Neo Technology

Why Your Business Needs Site Reliability Engineering

Why Your Business Needs Site Reliability Engineering

Image Source: DWP Digital

Hindered by unreliable systems? Site Reliability Engineers will keep it in check

In the age of digital services, system reliability is paramount. Conglomerates like Amazon deal with millions of online business transactions 24/7 and even a momentary system failure could cost them billions. Real-time customer expectations and the need for zero downtime have pushed the need for systems that are not just functioning, but also highly available and scalable. With so much money and data at stake, neither businesses nor customers can afford disruption to their online business exchanges. So how do we prevent, minimise, and resolve these errors? This is where Site Reliability Engineering comes into the equation.

Site Reliability Engineering is a discipline that combines software engineering and operations to build, deploy, monitor, and maintain systems that are both highly reliable and scalable. SRE teams are responsible for ensuring that systems are meeting availability SLAs, while also constantly improving performance and efficiency. To do this, they utilise a combination of code development, automation, and logging/monitoring tools. In addition, SRE teams often work closely with other engineering teams to develop new features and products in a way that doesn’t sacrifice reliability.

By utilising Site Reliability Engineering principles, businesses can build systems that are more reliable and responsive to customer needs.

 

 

The Origins of SRE

Site Reliability Engineering (SRE) was first conceived by Ben Traynor Sloss, Google’s Vice President for engineering in 2003. At that time, Google’s website and business were part of the same unit but already fast evolving. By 2020, Google employed more than 2,500 Site Reliability Engineers around the world.

Sloss described SRE as “what you get when you treat operations as a software problem,” and, “what happens when you ask a software engineer to design an operations team.” In other words, SRE is a methodology for managing IT infrastructure and services that draws on the principles of software engineering. As such, it emphasises Automation and Monitoring over manual processes, and aims to prevent outages rather than simply responding to them after the fact.

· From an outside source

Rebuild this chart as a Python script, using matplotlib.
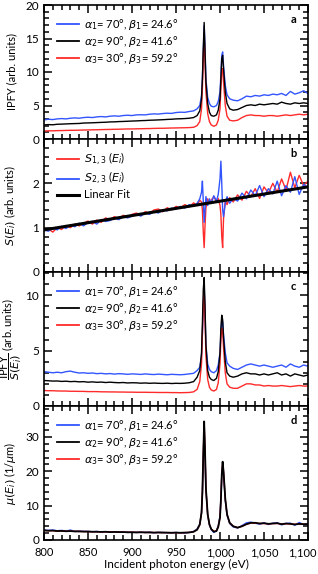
import matplotlib
matplotlib.use("Agg")
import matplotlib.pyplot as plt
import matplotlib.transforms as mtransforms
from matplotlib.ticker import MultipleLocator, FuncFormatter
from matplotlib.lines import Line2D

plt.rcParams['font.family'] = ['Lato', 'DejaVu Sans']
plt.rcParams['mathtext.fontset'] = 'dejavusans'

# incident photon energy (eV)
energy = [800, 805, 810, 815, 820, 825, 830, 835, 840, 845, 850, 855, 860, 865, 870, 875, 880, 885,
          890, 895, 900, 905, 910, 915, 920, 925, 930, 935, 940, 945, 950, 955, 960, 965, 970,
          974, 977, 979, 980, 981, 982, 983, 984, 986, 988, 990, 993, 996, 998, 1000, 1001, 1002,
          1003, 1004, 1006, 1008, 1011, 1015,
          1020, 1025, 1030, 1035, 1040, 1045, 1050, 1055, 1060, 1065, 1070, 1075, 1080, 1085, 1090,
          1095, 1100]

# panel a: IPFY
ipfy_1 = [2.85, 2.95, 2.90, 3.00, 3.05, 3.00, 3.10, 3.15, 3.10, 3.20, 3.25, 3.20, 3.30, 3.35, 3.30,
          3.40, 3.45, 3.40, 3.50, 3.55, 3.50, 3.60, 3.62, 3.60, 3.70, 3.75, 3.72, 3.80, 3.85, 3.82,
          3.95, 4.00, 3.98, 4.10, 4.20,
          4.5, 5.0, 6.5, 9.0, 13.0, 16.9, 13.5, 9.0, 6.2, 5.3, 4.9, 4.8, 5.0, 5.6, 7.0, 9.5, 12.5,
          13.0, 11.0, 8.0, 6.6, 6.0, 5.8,
          5.7, 6.0, 6.4, 6.3, 6.5, 6.4, 6.6, 6.5, 6.7, 6.6, 6.8, 6.5, 7.1, 6.7, 6.9, 7.2, 6.8]
ipfy_2 = [2.10, 2.15, 2.12, 2.20, 2.22, 2.25, 2.28, 2.30, 2.32, 2.38, 2.40, 2.42, 2.45, 2.48, 2.50,
          2.55, 2.56, 2.60, 2.62, 2.65, 2.68, 2.70, 2.74, 2.76, 2.80, 2.82, 2.85, 2.88, 2.92, 2.95,
          3.00, 3.02, 3.05, 3.10, 3.20,
          3.5, 4.2, 6.0, 9.0, 13.5, 17.4, 13.0, 8.5, 5.3, 4.0, 3.5, 3.4, 3.6, 4.3, 6.0, 9.0, 12.0,
          12.5, 10.5, 7.0, 5.3, 4.5, 4.3,
          4.4, 4.7, 5.0, 5.1, 5.0, 5.2, 5.1, 5.2, 5.3, 5.2, 5.5, 5.3, 5.2, 5.4, 5.3, 5.4, 5.3]
ipfy_3 = [1.20, 1.22, 1.22, 1.25, 1.26, 1.28, 1.30, 1.30, 1.32, 1.34, 1.35, 1.37, 1.38, 1.40, 1.42,
          1.43, 1.45, 1.46, 1.48, 1.50, 1.50, 1.52, 1.53, 1.55, 1.56, 1.58, 1.60, 1.60, 1.62, 1.64,
          1.65, 1.67, 1.68, 1.70, 1.75,
          2.0, 2.6, 4.5, 7.5, 12.0, 15.8, 11.5, 7.0, 3.8, 2.6, 2.1, 1.9, 2.1, 2.8, 4.5, 7.5, 10.3,
          10.5, 8.5, 5.0, 3.4, 2.8, 2.7,
          2.8, 3.2, 3.5, 3.6, 3.5, 3.5, 3.4, 3.5, 3.5, 3.4, 3.5, 3.6, 3.5, 3.6, 3.7, 3.6, 3.7]

# panel b: S(Ei)
s_13 = [0.93, 0.97, 0.90, 1.00, 0.96, 1.05, 1.00, 1.08, 1.04, 1.10, 1.15, 1.08, 1.17, 1.12, 1.22,
        1.18, 1.25, 1.20, 1.28, 1.24, 1.30, 1.33, 1.28, 1.36, 1.32, 1.40, 1.42, 1.36, 1.45, 1.40,
        1.48, 1.45, 1.52, 1.47, 1.56,
        1.50, 1.62, 1.58, 1.40, 0.90, 0.55, 1.05, 1.45, 1.65, 1.55, 1.62, 1.70, 1.58, 1.66, 1.50,
        1.30, 0.80, 0.55, 1.20, 1.62, 1.52, 1.68, 1.58,
        1.74, 1.62, 1.82, 1.70, 1.88, 1.66, 1.92, 1.78, 2.00, 1.80, 2.10, 1.85, 2.25, 1.90, 2.18,
        1.95, 2.05]
s_23 = [0.95, 0.92, 1.00, 0.95, 1.03, 0.98, 1.06, 1.02, 1.10, 1.04, 1.12, 1.14, 1.08, 1.18, 1.14,
        1.16, 1.22, 1.18, 1.25, 1.22, 1.26, 1.30, 1.26, 1.33, 1.30, 1.36, 1.33, 1.40, 1.38, 1.44,
        1.42, 1.48, 1.44, 1.52, 1.48,
        1.55, 1.65, 1.80, 2.05, 1.60, 1.12, 1.40, 1.70, 1.50, 1.65, 1.55, 1.72, 1.60, 1.75, 2.10,
        2.50, 2.00, 1.40, 1.25, 1.55, 1.70, 1.55, 1.66,
        1.60, 1.78, 1.65, 1.85, 1.72, 1.95, 1.70, 1.88, 1.76, 2.05, 1.72, 1.95, 1.80, 2.15, 1.75,
        1.98, 1.90]
fit_e = [800, 1100]
fit_s = [0.95, 1.92]

# panel c: IPFY / S(Ei)
norm_1 = [3.10, 3.05, 3.00, 3.05, 3.00, 3.10, 3.15, 3.05, 2.98, 3.00, 2.95, 2.98, 2.92, 2.95, 2.90,
          2.93, 2.88, 2.92, 2.90, 2.86, 2.90, 2.88, 2.85, 2.90, 2.86, 2.84, 2.88, 2.85, 2.82, 2.86,
          2.84, 2.82, 2.85, 2.90, 2.95,
          3.2, 3.5, 4.5, 6.5, 9.0, 10.8, 8.5, 5.5, 3.8, 3.3, 3.1, 3.0, 3.2, 3.7, 4.8, 6.5, 7.8,
          7.6, 6.5, 4.8, 3.9, 3.6, 3.4,
          3.3, 3.5, 3.7, 3.8, 3.7, 3.6, 3.7, 3.6, 3.5, 3.6, 3.7, 3.5, 3.8, 3.6, 3.5, 3.7, 3.6]
norm_2 = [2.30, 2.28, 2.25, 2.26, 2.22, 2.24, 2.20, 2.22, 2.18, 2.20, 2.15, 2.18, 2.14, 2.16, 2.12,
          2.15, 2.12, 2.10, 2.12, 2.08, 2.10, 2.09, 2.06, 2.08, 2.05, 2.07, 2.05, 2.04, 2.06, 2.03,
          2.05, 2.04, 2.06, 2.10, 2.20,
          2.6, 3.2, 4.8, 7.5, 10.5, 11.6, 9.0, 5.5, 3.2, 2.6, 2.4, 2.3, 2.5, 3.1, 4.8, 7.0, 8.2,
          7.8, 6.2, 4.0, 3.0, 2.7, 2.6,
          2.7, 2.9, 3.0, 2.9, 2.9, 2.8, 2.9, 2.8, 2.9, 3.0, 2.8, 2.9, 2.7, 2.9, 2.8, 2.7, 2.8]
norm_3 = [1.40, 1.38, 1.38, 1.36, 1.35, 1.35, 1.33, 1.33, 1.32, 1.32, 1.30, 1.30, 1.30, 1.28, 1.28,
          1.27, 1.27, 1.26, 1.26, 1.25, 1.25, 1.24, 1.24, 1.24, 1.23, 1.23, 1.22, 1.22, 1.22, 1.21,
          1.21, 1.20, 1.21, 1.22, 1.28,
          1.5, 2.2, 3.8, 6.5, 9.0, 10.4, 7.8, 4.5, 2.4, 1.7, 1.45, 1.35, 1.5, 2.1, 3.8, 6.0, 7.0,
          6.8, 5.3, 3.0, 2.0, 1.7, 1.6,
          1.6, 1.8, 2.0, 2.0, 1.9, 1.9, 1.8, 1.85, 1.8, 1.8, 1.85, 1.8, 1.75, 1.8, 1.85, 1.8, 1.8]

# panel d: mu(Ei) in 1/um
mu_1 = [2.9, 2.8, 2.9, 2.7, 2.8, 2.6, 2.9, 2.5, 2.6, 2.5, 2.5, 2.4, 2.5, 2.3, 2.4, 2.4, 2.3, 2.3,
        2.4, 2.2, 2.3, 2.2, 2.3, 2.2, 2.3, 2.1, 2.2, 2.2, 2.1, 2.1, 2.2, 2.1, 2.0, 2.2, 2.5,
        3.2, 4.6, 7.8, 13.5, 24.0, 33.5, 25.0, 14.5, 7.2, 4.4, 3.0, 2.2, 2.8, 4.2, 7.0, 12.0, 18.5,
        22.0, 19.5, 11.5, 7.2, 4.8, 3.8,
        3.5, 4.2, 5.0, 5.2, 4.9, 4.6, 5.0, 4.5, 4.9, 5.0, 4.4, 4.8, 4.9, 4.3, 5.1, 4.5, 4.9]
mu_2 = [2.8, 2.7, 2.75, 2.6, 2.65, 2.55, 2.6, 2.5, 2.5, 2.45, 2.45, 2.4, 2.4, 2.35, 2.4, 2.3, 2.35,
        2.3, 2.3, 2.25, 2.25, 2.2, 2.25, 2.2, 2.2, 2.15, 2.2, 2.15, 2.15, 2.1, 2.15, 2.1, 2.15, 2.2,
        2.4,
        3.0, 4.5, 8.0, 14.0, 25.0, 34.5, 26.0, 15.0, 7.5, 4.5, 3.2, 2.4, 2.6, 3.8, 6.5, 11.5, 19.0,
        22.8, 20.0, 12.0, 7.5, 5.0, 4.0,
        3.6, 4.0, 4.6, 5.0, 5.0, 4.8, 4.9, 4.7, 4.8, 4.9, 4.6, 4.8, 4.7, 4.5, 4.7, 4.6, 4.6]
mu_3 = [2.75, 2.72, 2.7, 2.62, 2.6, 2.58, 2.55, 2.52, 2.5, 2.47, 2.45, 2.42, 2.4, 2.38, 2.36, 2.34,
        2.32, 2.3, 2.28, 2.26, 2.25, 2.24, 2.22, 2.21, 2.2, 2.18, 2.17, 2.16, 2.15, 2.14, 2.13, 2.12,
        2.14, 2.2, 2.4,
        3.0, 4.4, 7.9, 13.8, 24.5, 34.0, 25.5, 14.8, 7.4, 4.5, 3.2, 2.5, 2.7, 3.9, 6.6, 11.6, 18.8,
        22.5, 19.8, 11.8, 7.4, 5.0, 4.0,
        3.6, 4.0, 4.6, 4.9, 4.9, 4.8, 4.8, 4.7, 4.8, 4.8, 4.7, 4.7, 4.7, 4.6, 4.6, 4.6, 4.6]

angle_labels = [r'$\alpha_1$= 70°, $\beta_1$= 24.6°',
                r'$\alpha_2$= 90°, $\beta_2$= 41.6°',
                r'$\alpha_3$= 30°, $\beta_3$= 59.2°']

BLUE = '#3355ff'
RED = '#ff2a2a'
BLACK = '#000000'
LW = 1.0

fig = plt.figure(figsize=(3.18, 5.74), dpi=100)
left, width = 44 / 318, 264 / 318
tops = [5, 139, 272, 406, 540]
axes = []
for i in range(4):
    b = 1 - tops[i + 1] / 574
    h = (tops[i + 1] - tops[i]) / 574
    axes.append(fig.add_axes([left, b, width, h]))


def style(ax, major, minor, labx=-0.1):
    ax.set_xlim(800, 1100)
    ax.set_xticks([800, 850, 900, 950, 1000, 1050, 1100])
    ax.xaxis.set_minor_locator(MultipleLocator(10))
    ax.yaxis.set_major_locator(MultipleLocator(major))
    ax.yaxis.set_minor_locator(MultipleLocator(minor))
    ax.tick_params(which='both', direction='in', top=True, right=True, labelsize=8.5, width=1.1)
    ax.tick_params(which='major', length=6)
    ax.tick_params(which='minor', length=3.5)
    ax.tick_params(axis='x', labelsize=8, pad=5)
    for s in ax.spines.values():
        s.set_linewidth(1.2)
    ax.yaxis.set_label_coords(labx, 0.5)


def angle_legend(ax):
    handles = [Line2D([], [], color=c, lw=1.3) for c in (BLUE, BLACK, RED)]
    ax.legend(handles, angle_labels, loc='upper left', frameon=False, fontsize=8,
              handlelength=2.0, handletextpad=0.4, labelspacing=0.2, borderaxespad=0.3,
              bbox_to_anchor=(0.02, 0.97))


# a
ax = axes[0]
ax.plot(energy, ipfy_1, color=BLUE, lw=LW)
ax.plot(energy, ipfy_3, color=RED, lw=LW)
ax.plot(energy, ipfy_2, color=BLACK, lw=LW)
ax.set_ylim(0, 20)
style(ax, 5, 1)
ax.set_ylabel('IPFY (arb. units)', fontsize=8)
angle_legend(ax)

# b
ax = axes[1]
ax.plot(energy, s_13, color=RED, lw=LW)
ax.plot(energy, s_23, color=BLUE, lw=LW)
ax.plot(fit_e, fit_s, color=BLACK, lw=2.2)
ax.set_ylim(0, 3)
style(ax, 1, 0.2)
ax.set_yticks([0, 1, 2])
ax.set_ylabel(r'$S(E_i)$ (arb. units)', fontsize=8)
ax.legend([Line2D([], [], color=RED, lw=1.3), Line2D([], [], color=BLUE, lw=1.3),
           Line2D([], [], color=BLACK, lw=2.2)],
          [r'$S_{1,3}$ ($E_i$)', r'$S_{2,3}$ ($E_i$)', 'Linear Fit'],
          loc='upper left', frameon=False, fontsize=8, handlelength=2.0, handletextpad=0.4,
          labelspacing=0.2, borderaxespad=0.3, bbox_to_anchor=(0.02, 0.97))

# c
ax = axes[2]
ax.plot(energy, norm_1, color=BLUE, lw=LW)
ax.plot(energy, norm_3, color=RED, lw=LW)
ax.plot(energy, norm_2, color=BLACK, lw=LW)
ax.set_ylim(0, 12.1)
style(ax, 5, 1, labx=-0.075)
ax.set_ylabel(r'$\dfrac{\mathrm{IPFY}}{S(E_i)}$ (arb. units)', fontsize=8)
angle_legend(ax)

# d
ax = axes[3]
ax.plot(energy, mu_1, color=BLUE, lw=LW)
ax.plot(energy, mu_3, color=RED, lw=LW)
ax.plot(energy, mu_2, color=BLACK, lw=1.3)
ax.set_ylim(0, 39)
style(ax, 10, 2)
ax.set_ylabel(r'$\mu(E_i)$ (1/$\mu$m)', fontsize=8)
angle_legend(ax)
ax.set_xlabel('Incident photon energy (eV)', fontsize=8.5, labelpad=1)
ax.xaxis.set_major_formatter(FuncFormatter(lambda v, p: f'{int(v):,}'))

for ax in axes[:3]:
    ax.tick_params(labelbottom=False)

for ax, lab in zip(axes, 'abcd'):
    ax.text(0.945, 0.89, lab, transform=ax.transAxes, fontsize=8, fontweight='bold',
            ha='center', va='center')

# nudge the last x tick label so it stays inside the figure
fig.canvas.draw()
for t in axes[3].get_xticklabels():
    if t.get_text() == '1,100':
        t.set_horizontalalignment('right')
        t.set_transform(t.get_transform() + mtransforms.ScaledTranslation(9 / 100, 0, fig.dpi_scale_trans))

fig.savefig('out.png', dpi=100)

The benefits of SRE are clear. By applying the principles of software engineering to IT operations, companies can achieve greater efficiency and reliability. In addition, SRE can help to identify and fix problems before they cause outages or disruptions. As a result, SRE has become an increasingly popular approach to managing IT infrastructure and services.

Why Do We Need SRE?

IT organisations that implement Site Reliability Engineering can experience significant benefits, including decreased mean time to repair (MTTR), less mean time between failures (MTBF), and faster product updates and bug fixes. SREs achieve these efficiencies by automating repetitive tasks and promoting communication between development and operations teams. As a result, organisations can improve their security posture while avoiding the costly errors that can occur when human beings are left to manage complex systems.

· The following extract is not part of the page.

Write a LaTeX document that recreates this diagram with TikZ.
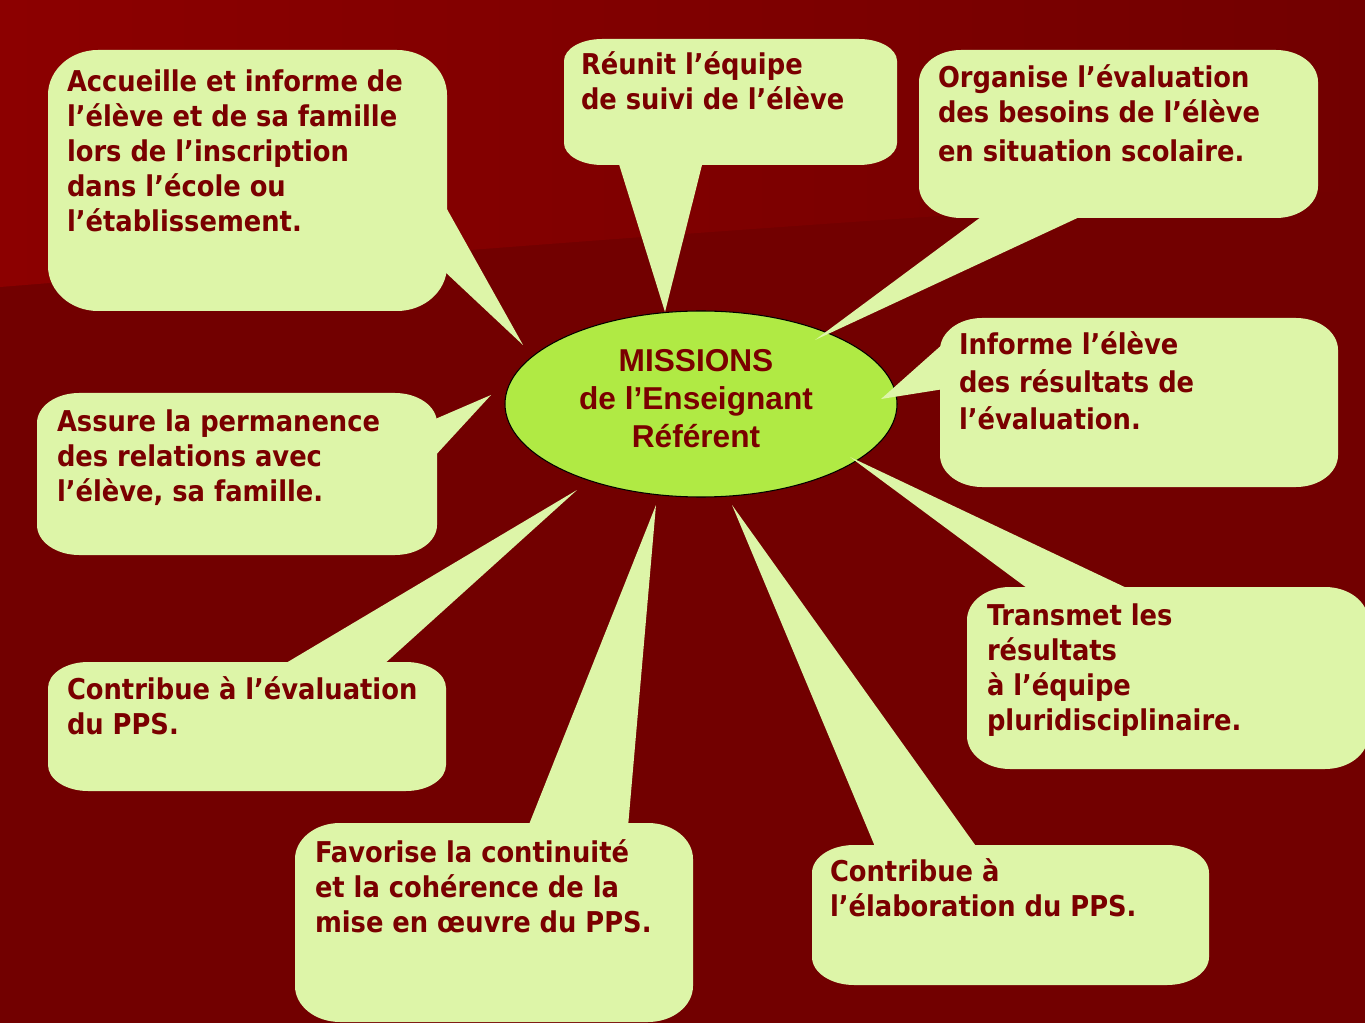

In addition, SREs can help to speed up the process of delivering new products and features to customers, as well as fix bugs more quickly. For organisations that are looking to improve their overall efficiency, SRE provides a proven methodology for achieving significant improvements.

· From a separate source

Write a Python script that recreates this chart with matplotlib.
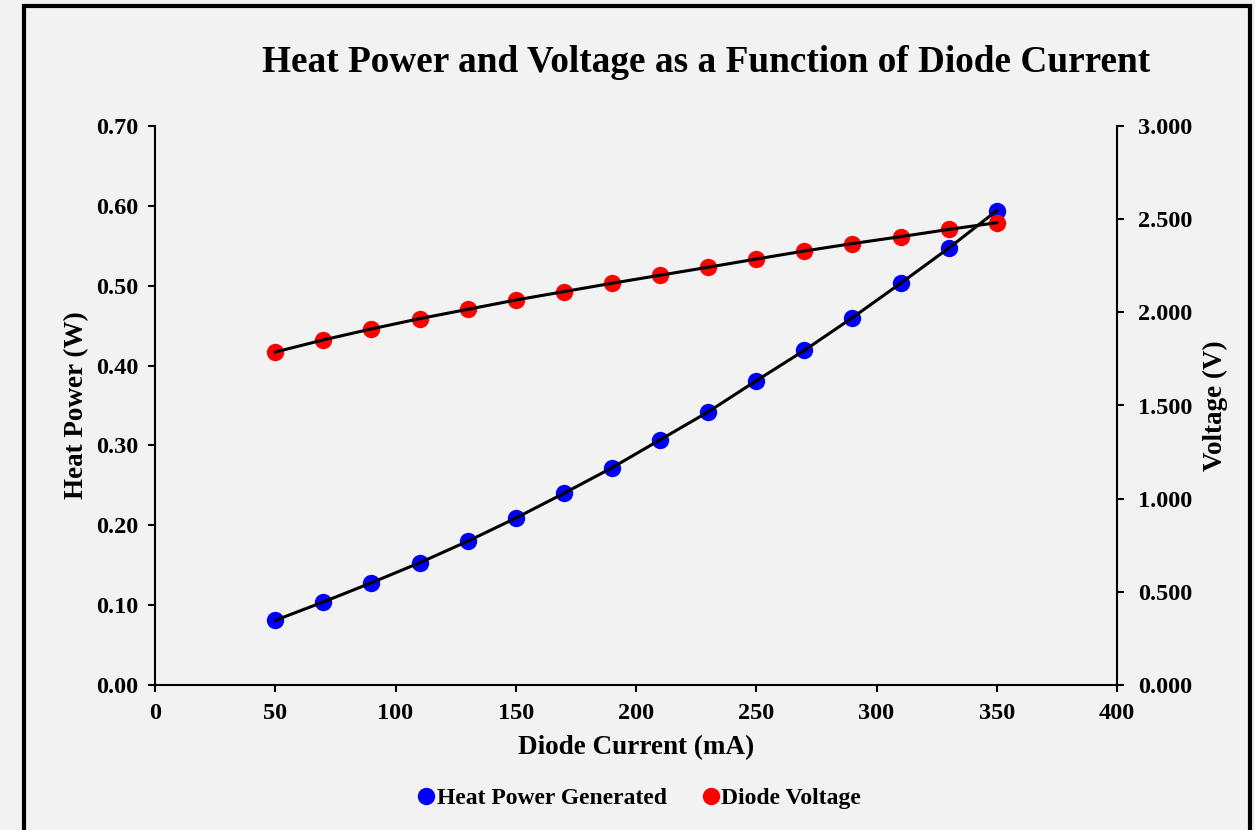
import matplotlib
matplotlib.use("Agg")
import matplotlib.pyplot as plt
from matplotlib.lines import Line2D
from matplotlib.patches import Rectangle

current_mA = [50, 70, 90, 110, 130, 150, 170, 190, 210, 230, 250, 270, 290, 310, 330, 350]
heat_power_W = [0.081, 0.104, 0.128, 0.153, 0.180, 0.209, 0.240, 0.272, 0.307, 0.342,
                0.381, 0.419, 0.460, 0.503, 0.547, 0.594]
voltage_V = [1.787, 1.852, 1.911, 1.966, 2.016, 2.066, 2.111, 2.156, 2.199, 2.242,
             2.286, 2.329, 2.369, 2.406, 2.445, 2.481]

x_ticks = [0, 50, 100, 150, 200, 250, 300, 350, 400]
left_ticks = [0.00, 0.10, 0.20, 0.30, 0.40, 0.50, 0.60, 0.70]
right_ticks = [0.0, 0.5, 1.0, 1.5, 2.0, 2.5, 3.0]

plt.rcParams['font.family'] = ['Liberation Serif', 'DejaVu Serif']
plt.rcParams['font.weight'] = 'bold'

bg = '#f2f2f2'
fig = plt.figure(figsize=(12.55, 8.3), dpi=100, facecolor=bg)
ax = fig.add_axes([155/1255, 1-685/830, (1117-155)/1255, (685-126)/830])
ax.set_facecolor(bg)
ax2 = ax.twinx()

ms = 11.5
lw = 2.2
ax.plot(current_mA, heat_power_W, 'o', color='#0000ff', markersize=ms, zorder=2)
ax.plot(current_mA, heat_power_W, '-', color='black', linewidth=lw, zorder=3)
ax2.plot(current_mA, voltage_V, 'o', color='#ff0000', markersize=ms, zorder=2)
ax2.plot(current_mA, voltage_V, '-', color='black', linewidth=lw, zorder=3)

ax.set_xlim(0, 400)
ax.set_ylim(0, 0.70)
ax2.set_ylim(0, 3.0)
ax.set_xticks(x_ticks)
ax.set_xticklabels([str(v) for v in x_ticks])
ax.set_yticks(left_ticks)
ax.set_yticklabels([f"{v:.2f}" for v in left_ticks])
ax2.set_yticks(right_ticks)
ax2.set_yticklabels([f"{v:.3f}" for v in right_ticks])

fs_tick = 17.5
fs_lab = 19.5
for a in (ax, ax2):
    a.spines['top'].set_visible(False)
    for s in a.spines.values():
        s.set_linewidth(1.5)
    a.tick_params(length=5, width=1.5, labelsize=fs_tick, direction='out')
ax.spines['right'].set_visible(False)
ax2.spines['left'].set_visible(False)
ax2.spines['bottom'].set_visible(False)
ax.tick_params(axis='y', pad=7)
ax.tick_params(axis='x', pad=8)
ax2.tick_params(axis='y', pad=10)

for lbl in ax.get_xticklabels() + ax.get_yticklabels() + ax2.get_yticklabels():
    lbl.set_fontweight('bold')

ax.set_xlabel('Diode Current (mA)', fontsize=fs_lab, fontweight='bold', labelpad=8)
ax.set_ylabel('Heat Power (W)', fontsize=fs_lab, fontweight='bold', labelpad=5)
ax2.set_ylabel('Voltage (V)', fontsize=fs_lab, fontweight='bold', labelpad=8)

fig.text(706/1255, 1-62/830, 'Heat Power and Voltage as a Function of Diode Current',
         fontsize=26.8, fontweight='bold', ha='center', va='center')

handles = [Line2D([], [], marker='o', linestyle='none', color='#0000ff', markersize=ms),
           Line2D([], [], marker='o', linestyle='none', color='#ff0000', markersize=ms)]
fig.legend(handles, ['Heat Power Generated', 'Diode Voltage'], loc='center',
           bbox_to_anchor=(640/1255, 1-798/830), ncol=2, frameon=False,
           prop={'family': 'Liberation Serif', 'weight': 'bold', 'size': 17},
           handlelength=0.6, handletextpad=0.15, columnspacing=1.55)

fig.patches.append(Rectangle((24/1255, -0.05), (1250-24)/1255, 1.05 - 6/830,
                             transform=fig.transFigure, fill=False,
                             edgecolor='black', linewidth=3))

fig.savefig('out.png', dpi=100, facecolor=bg)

SRE engineers play a vital role in ensuring the quality of IT service delivery, and their work is increasingly being automated. However, to be successful in this field, it is essential to be both confident with coding abilities and open to the challenges and possibilities that automated operations processes bring.

The benefits of automating SRE tasks are clear, with organisations reporting increased productivity and reduced costs. However, success in this area requires a dedication to continual learning and an openness to new ideas. With the right attitude, SRE engineers can make a real difference in the quality of IT service delivery.